COLLECTED MATERIAL

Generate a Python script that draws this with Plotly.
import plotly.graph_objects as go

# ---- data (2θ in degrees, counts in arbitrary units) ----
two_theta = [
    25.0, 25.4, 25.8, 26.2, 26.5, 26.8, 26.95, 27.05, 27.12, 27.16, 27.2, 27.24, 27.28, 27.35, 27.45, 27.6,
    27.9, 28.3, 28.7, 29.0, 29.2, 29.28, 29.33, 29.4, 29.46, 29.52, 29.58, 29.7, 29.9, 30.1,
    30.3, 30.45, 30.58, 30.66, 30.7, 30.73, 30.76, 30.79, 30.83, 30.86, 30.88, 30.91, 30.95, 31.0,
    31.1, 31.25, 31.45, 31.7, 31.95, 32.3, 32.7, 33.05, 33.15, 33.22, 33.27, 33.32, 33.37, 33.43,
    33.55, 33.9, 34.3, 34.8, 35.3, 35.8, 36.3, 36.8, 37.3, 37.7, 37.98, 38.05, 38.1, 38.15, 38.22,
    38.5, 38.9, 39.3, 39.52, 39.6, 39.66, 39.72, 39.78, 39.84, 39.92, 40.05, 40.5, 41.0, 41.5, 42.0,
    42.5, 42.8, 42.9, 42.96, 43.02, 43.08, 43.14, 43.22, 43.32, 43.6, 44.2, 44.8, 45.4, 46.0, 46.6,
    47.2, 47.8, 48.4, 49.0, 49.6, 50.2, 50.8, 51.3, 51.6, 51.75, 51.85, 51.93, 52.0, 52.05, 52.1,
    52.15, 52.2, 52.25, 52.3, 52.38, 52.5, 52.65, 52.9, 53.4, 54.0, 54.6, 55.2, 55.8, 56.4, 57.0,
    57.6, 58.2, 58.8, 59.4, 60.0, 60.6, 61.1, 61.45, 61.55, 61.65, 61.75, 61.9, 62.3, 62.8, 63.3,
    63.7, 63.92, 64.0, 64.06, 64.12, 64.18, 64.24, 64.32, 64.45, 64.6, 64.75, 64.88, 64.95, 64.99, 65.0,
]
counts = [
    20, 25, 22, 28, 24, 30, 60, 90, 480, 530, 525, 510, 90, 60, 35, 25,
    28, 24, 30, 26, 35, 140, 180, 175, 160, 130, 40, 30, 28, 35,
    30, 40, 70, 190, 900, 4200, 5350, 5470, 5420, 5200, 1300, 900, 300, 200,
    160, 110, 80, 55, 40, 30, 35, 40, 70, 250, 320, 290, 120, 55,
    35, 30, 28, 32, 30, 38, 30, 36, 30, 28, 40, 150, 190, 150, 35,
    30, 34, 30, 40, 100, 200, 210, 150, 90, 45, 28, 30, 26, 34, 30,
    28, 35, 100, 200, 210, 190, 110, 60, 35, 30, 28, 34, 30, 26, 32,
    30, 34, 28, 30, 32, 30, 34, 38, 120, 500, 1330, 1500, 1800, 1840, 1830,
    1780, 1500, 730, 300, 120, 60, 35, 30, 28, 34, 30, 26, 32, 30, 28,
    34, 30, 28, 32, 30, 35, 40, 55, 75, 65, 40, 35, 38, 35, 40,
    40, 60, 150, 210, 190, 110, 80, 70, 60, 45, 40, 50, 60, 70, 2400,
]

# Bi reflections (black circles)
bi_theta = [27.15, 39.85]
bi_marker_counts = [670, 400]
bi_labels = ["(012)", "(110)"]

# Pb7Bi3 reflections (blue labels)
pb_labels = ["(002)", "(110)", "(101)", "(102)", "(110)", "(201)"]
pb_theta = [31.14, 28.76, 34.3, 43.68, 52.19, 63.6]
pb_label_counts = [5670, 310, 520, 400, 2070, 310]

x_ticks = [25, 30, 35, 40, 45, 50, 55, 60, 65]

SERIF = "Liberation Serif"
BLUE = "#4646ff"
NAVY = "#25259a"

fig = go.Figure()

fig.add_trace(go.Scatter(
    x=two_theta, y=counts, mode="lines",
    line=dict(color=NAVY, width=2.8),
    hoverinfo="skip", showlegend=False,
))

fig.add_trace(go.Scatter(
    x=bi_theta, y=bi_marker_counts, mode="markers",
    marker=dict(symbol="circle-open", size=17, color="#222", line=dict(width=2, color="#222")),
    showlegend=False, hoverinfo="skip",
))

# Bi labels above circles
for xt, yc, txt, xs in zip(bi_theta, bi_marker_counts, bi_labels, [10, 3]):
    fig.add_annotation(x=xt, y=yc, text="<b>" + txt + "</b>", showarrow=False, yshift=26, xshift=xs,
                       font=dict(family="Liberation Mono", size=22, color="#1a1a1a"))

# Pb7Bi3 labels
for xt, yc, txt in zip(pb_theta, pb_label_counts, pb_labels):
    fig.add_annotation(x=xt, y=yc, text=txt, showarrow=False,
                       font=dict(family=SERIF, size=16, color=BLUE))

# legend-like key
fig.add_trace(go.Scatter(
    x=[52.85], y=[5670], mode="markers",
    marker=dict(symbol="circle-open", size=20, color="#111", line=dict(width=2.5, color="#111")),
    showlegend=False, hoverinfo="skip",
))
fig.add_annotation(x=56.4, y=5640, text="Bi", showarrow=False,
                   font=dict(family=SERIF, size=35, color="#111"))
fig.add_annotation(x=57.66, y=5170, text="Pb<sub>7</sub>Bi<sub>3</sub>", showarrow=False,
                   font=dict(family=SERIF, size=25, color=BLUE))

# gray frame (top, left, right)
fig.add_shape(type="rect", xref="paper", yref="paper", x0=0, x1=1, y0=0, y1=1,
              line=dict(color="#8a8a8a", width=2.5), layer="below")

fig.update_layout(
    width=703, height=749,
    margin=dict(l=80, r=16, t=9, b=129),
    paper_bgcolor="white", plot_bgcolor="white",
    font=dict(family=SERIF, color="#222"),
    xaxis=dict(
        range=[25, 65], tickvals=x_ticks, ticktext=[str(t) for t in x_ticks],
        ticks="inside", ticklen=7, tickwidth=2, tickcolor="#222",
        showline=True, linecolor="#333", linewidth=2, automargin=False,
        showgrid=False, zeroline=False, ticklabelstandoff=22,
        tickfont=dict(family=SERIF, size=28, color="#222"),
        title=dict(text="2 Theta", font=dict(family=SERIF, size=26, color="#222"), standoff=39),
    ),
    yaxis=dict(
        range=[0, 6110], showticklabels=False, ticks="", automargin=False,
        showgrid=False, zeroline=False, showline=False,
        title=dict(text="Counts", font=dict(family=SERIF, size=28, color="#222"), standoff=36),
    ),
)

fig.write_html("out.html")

CHALLENGE
Everything from the first line through the line containing "import plotly.graph_objects as go" should be quoted exactly, and nothing beyond it.

SOLUTION TO THIS EXERCISE
Generate a Python script that draws this with Plotly.
import plotly.graph_objects as go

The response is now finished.